----- DATA BLOCK
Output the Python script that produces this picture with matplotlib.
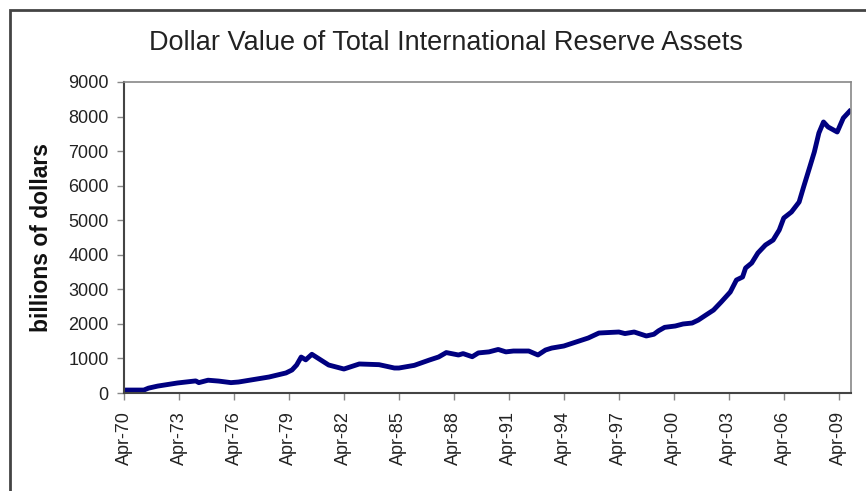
"""Dollar value of total international reserve assets, 1970-2009"""
import matplotlib
matplotlib.use('Agg')
import matplotlib.pyplot as plt
import matplotlib.patches as patches
import numpy as np
import pandas as pd

plt.rcParams['font.family'] = ['Liberation Sans', 'DejaVu Sans']

# ============================================================================
# DATA (billions of dollars)
# ============================================================================
months = [
    '1970-04', '1971-05', '1971-08', '1972-02', '1973-03', '1974-03', '1974-05',
    '1974-11', '1975-06', '1976-02', '1976-07', '1977-03', '1978-03', '1979-02',
    '1979-06', '1979-09', '1979-12', '1980-03', '1980-07', '1981-06', '1982-04',
    '1983-02', '1984-03', '1985-01', '1985-04', '1986-02', '1986-12', '1987-06',
    '1987-11', '1988-07', '1988-10', '1989-04', '1989-08', '1990-03', '1990-09',
    '1991-02', '1991-07', '1992-05', '1992-11', '1993-04', '1993-08', '1994-04',
    '1994-10', '1995-08', '1996-03', '1997-04', '1997-08', '1998-02', '1998-10',
    '1999-03', '1999-06', '1999-10', '2000-05', '2000-10', '2001-04', '2001-08',
    '2002-01', '2002-06', '2002-11', '2003-05', '2003-09', '2004-01', '2004-03',
    '2004-07', '2004-11', '2005-04', '2005-09', '2006-01', '2006-04', '2006-09',
    '2007-02', '2007-05', '2007-09', '2007-12', '2008-03', '2008-06', '2008-09',
    '2009-03', '2009-05', '2009-07', '2009-11',
]
reserves = [
    85, 85, 140, 200, 290, 350, 300,
    370, 345, 300, 318, 376, 463, 580,
    666, 810, 1040, 960, 1120, 810, 694,
    840, 820, 723, 723, 800, 955, 1042,
    1170, 1100, 1140, 1050, 1160, 1190, 1260,
    1190, 1215, 1215, 1100, 1244, 1300, 1360,
    1447, 1592, 1736, 1765, 1720, 1765, 1650,
    1700, 1800, 1900, 1939, 1997, 2025, 2110,
    2257, 2400, 2633, 2923, 3270, 3357, 3617,
    3762, 4051, 4283, 4427, 4717, 5064, 5238,
    5527, 5961, 6540, 6974, 7524, 7843, 7698,
    7553, 7756, 7958, 8150,
]
tick_years = list(range(1970, 2010, 3))
tick_labels = [f'Apr-{y % 100:02d}' for y in tick_years]
y_ticks = list(range(0, 9001, 1000))

dates = pd.to_datetime(months)
tick_dates = pd.to_datetime([f'{y}-04-01' for y in tick_years])

# ============================================================================
# PLOTTING
# ============================================================================
W, H = 866, 491
fig = plt.figure(figsize=(W / 100, H / 100), dpi=100)
ax = fig.add_axes([124 / W, 1 - 393 / H, (851 - 124) / W, (393 - 82) / H])

ax.plot(dates, reserves, color='#000080', linewidth=3.5, solid_joinstyle='round')

ax.set_xlim(pd.Timestamp('1970-04-01'), pd.Timestamp('2009-12-01'))
ax.set_ylim(0, 9000)
ax.set_yticks(y_ticks)
ax.set_xticks(tick_dates)
ax.set_xticklabels(tick_labels, rotation=90)

ax.tick_params(axis='both', direction='out', length=5, width=1, color='#888888',
               labelsize=13, labelcolor='#222222')
ax.tick_params(axis='x', pad=8)
ax.tick_params(axis='y', pad=6)

for side in ['top', 'right']:
    ax.spines[side].set_color('#888888')
    ax.spines[side].set_linewidth(1.2)
for side in ['left', 'bottom']:
    ax.spines[side].set_color('#444444')
    ax.spines[side].set_linewidth(1.5)

# Titles
fig.text(446 / W, 1 - 43 / H, 'Dollar Value of Total International Reserve Assets',
         ha='center', va='center', fontsize=19.5, color='#222222')
fig.text(42 / W, 1 - 237 / H, 'billions of dollars', rotation=90,
         ha='center', va='center', fontsize=16.5, fontweight='bold', color='#111111')

# Outer chart frame (cut at right and bottom edges)
frame = patches.Rectangle((10 / W, -1), 2, 2 - 10 / H, transform=fig.transFigure,
                          fill=False, edgecolor='#444444', linewidth=2)
fig.patches.append(frame)

fig.savefig('out.png', dpi=100)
----------
→ **INSTRUCTIONS FOR THE TASK**
Extract every line that has the string "matplotlib" in it.

→ **EXPECTED ANSWER**
Output the Python script that produces this picture with matplotlib.
import matplotlib
matplotlib.use('Agg')
import matplotlib.pyplot as plt
import matplotlib.patches as patches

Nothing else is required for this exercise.